→ **What to produce**
Up to and including the line with "(2,2) rectangle (414,534);", write out the listing from its first line, minus the pictures.

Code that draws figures

══════════

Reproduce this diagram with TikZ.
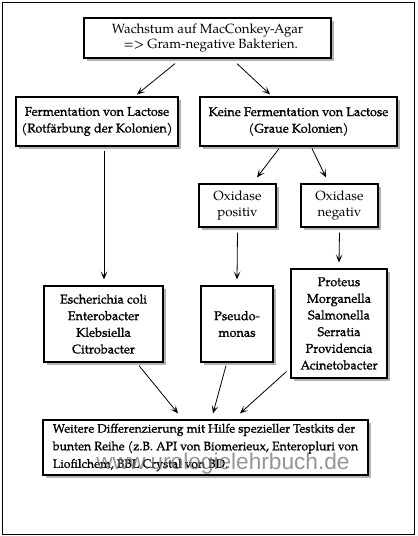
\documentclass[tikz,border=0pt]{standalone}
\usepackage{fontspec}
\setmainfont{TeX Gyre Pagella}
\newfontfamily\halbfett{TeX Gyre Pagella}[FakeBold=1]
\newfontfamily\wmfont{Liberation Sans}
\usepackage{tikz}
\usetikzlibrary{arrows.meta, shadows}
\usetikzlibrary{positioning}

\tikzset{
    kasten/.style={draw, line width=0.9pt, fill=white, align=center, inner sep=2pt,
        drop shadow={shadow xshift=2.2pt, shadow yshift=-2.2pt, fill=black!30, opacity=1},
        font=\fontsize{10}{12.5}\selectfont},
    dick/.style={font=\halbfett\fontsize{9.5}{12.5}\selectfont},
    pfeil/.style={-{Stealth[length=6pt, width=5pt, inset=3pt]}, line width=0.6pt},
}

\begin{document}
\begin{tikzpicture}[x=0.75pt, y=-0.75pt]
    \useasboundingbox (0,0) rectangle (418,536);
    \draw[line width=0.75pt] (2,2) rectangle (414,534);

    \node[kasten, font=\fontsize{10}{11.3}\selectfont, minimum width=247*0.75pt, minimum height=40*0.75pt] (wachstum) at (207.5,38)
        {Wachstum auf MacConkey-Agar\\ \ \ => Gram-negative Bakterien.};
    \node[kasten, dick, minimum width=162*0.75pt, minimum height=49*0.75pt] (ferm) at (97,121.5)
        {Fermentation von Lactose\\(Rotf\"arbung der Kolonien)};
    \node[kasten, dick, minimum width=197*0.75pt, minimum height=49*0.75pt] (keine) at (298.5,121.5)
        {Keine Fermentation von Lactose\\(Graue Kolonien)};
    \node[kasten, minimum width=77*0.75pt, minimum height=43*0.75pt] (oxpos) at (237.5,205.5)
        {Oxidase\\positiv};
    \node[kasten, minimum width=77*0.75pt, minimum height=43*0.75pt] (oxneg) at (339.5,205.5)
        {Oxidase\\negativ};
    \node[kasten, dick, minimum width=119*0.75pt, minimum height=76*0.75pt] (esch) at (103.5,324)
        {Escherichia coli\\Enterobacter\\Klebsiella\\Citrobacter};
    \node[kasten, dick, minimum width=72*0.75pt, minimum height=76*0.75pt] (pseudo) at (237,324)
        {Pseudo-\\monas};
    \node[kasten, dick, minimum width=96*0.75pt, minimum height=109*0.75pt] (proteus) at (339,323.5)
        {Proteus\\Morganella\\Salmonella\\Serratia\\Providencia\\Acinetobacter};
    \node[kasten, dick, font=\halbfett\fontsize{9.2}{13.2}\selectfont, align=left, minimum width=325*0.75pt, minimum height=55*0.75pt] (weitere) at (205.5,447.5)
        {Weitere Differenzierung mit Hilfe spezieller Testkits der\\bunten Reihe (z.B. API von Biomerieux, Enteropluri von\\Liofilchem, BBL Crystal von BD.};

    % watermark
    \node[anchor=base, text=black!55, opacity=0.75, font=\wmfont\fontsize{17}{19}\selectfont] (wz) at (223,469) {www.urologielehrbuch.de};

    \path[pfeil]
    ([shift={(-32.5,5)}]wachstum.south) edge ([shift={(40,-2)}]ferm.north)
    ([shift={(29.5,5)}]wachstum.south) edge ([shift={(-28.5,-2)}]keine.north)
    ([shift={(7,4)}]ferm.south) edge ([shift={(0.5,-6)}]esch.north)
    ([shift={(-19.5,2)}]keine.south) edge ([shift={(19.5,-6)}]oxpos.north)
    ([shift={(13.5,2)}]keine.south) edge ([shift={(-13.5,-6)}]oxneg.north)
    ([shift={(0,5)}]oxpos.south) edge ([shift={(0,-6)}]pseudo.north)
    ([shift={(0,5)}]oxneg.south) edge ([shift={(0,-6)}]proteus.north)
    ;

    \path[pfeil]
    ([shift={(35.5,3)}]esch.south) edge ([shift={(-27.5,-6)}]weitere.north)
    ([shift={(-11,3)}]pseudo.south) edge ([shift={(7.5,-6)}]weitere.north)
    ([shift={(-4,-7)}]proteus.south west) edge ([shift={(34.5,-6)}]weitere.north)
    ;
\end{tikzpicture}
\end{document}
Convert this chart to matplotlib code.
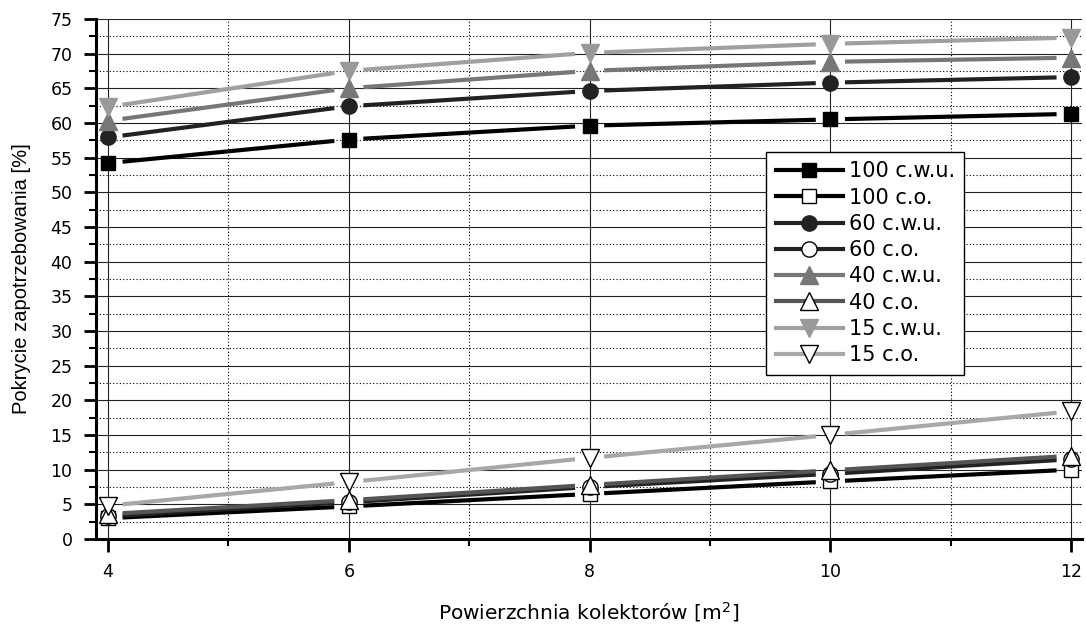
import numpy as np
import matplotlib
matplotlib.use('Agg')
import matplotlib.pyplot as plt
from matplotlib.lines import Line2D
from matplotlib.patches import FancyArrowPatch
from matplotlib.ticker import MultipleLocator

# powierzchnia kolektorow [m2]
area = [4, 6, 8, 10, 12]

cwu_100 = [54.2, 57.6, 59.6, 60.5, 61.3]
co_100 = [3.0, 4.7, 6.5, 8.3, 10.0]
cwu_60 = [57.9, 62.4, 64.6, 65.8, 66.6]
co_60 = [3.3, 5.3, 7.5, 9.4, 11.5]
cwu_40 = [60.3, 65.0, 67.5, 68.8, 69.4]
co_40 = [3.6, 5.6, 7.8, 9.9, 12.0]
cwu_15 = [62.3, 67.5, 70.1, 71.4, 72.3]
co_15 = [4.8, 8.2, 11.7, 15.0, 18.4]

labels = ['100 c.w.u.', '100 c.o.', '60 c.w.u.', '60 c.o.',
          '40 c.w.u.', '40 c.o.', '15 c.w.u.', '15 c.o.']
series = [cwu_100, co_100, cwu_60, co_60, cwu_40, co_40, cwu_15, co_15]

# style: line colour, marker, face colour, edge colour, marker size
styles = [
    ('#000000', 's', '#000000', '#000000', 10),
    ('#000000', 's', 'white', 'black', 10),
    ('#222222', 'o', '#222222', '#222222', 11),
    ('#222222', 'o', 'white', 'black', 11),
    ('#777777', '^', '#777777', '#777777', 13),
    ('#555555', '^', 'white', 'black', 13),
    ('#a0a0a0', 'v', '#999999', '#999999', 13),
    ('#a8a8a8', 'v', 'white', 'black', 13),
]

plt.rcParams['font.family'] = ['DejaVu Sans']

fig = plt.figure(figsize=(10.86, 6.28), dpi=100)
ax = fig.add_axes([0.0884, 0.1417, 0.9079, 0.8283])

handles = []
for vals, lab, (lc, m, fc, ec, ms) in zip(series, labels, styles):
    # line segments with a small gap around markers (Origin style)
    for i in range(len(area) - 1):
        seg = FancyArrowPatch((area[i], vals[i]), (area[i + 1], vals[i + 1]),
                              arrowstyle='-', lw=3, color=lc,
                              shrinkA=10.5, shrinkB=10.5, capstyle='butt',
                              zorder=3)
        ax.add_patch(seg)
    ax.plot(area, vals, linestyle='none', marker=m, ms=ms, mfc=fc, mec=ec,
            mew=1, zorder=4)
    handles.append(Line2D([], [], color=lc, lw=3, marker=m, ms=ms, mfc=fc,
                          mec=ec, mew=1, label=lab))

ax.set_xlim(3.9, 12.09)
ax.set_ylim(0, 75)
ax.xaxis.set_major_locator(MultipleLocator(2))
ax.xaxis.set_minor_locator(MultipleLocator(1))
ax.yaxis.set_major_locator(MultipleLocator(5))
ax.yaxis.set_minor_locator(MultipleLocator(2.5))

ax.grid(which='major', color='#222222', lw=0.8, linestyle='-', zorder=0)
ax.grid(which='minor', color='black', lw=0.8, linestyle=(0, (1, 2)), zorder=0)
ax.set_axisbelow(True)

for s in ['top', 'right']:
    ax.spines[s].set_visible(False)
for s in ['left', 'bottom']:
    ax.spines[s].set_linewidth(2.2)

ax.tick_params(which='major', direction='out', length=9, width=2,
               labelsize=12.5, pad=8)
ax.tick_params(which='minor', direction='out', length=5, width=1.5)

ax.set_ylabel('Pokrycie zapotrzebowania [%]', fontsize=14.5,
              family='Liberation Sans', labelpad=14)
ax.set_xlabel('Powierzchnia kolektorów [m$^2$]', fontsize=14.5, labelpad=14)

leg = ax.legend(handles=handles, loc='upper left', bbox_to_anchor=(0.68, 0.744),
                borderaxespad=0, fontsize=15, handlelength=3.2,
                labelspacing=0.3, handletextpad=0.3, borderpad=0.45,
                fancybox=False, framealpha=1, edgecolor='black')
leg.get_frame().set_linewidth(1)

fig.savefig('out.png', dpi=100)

══════════

→ **Solution to this task**
Reproduce this diagram with TikZ.
\documentclass[tikz,border=0pt]{standalone}
\usepackage{fontspec}
\setmainfont{TeX Gyre Pagella}
\newfontfamily\halbfett{TeX Gyre Pagella}[FakeBold=1]
\newfontfamily\wmfont{Liberation Sans}
\usepackage{tikz}
\usetikzlibrary{arrows.meta, shadows}
\usetikzlibrary{positioning}

\tikzset{
    kasten/.style={draw, line width=0.9pt, fill=white, align=center, inner sep=2pt,
        drop shadow={shadow xshift=2.2pt, shadow yshift=-2.2pt, fill=black!30, opacity=1},
        font=\fontsize{10}{12.5}\selectfont},
    dick/.style={font=\halbfett\fontsize{9.5}{12.5}\selectfont},
    pfeil/.style={-{Stealth[length=6pt, width=5pt, inset=3pt]}, line width=0.6pt},
}

\begin{document}
\begin{tikzpicture}[x=0.75pt, y=-0.75pt]
    \useasboundingbox (0,0) rectangle (418,536);
    \draw[line width=0.75pt] (2,2) rectangle (414,534);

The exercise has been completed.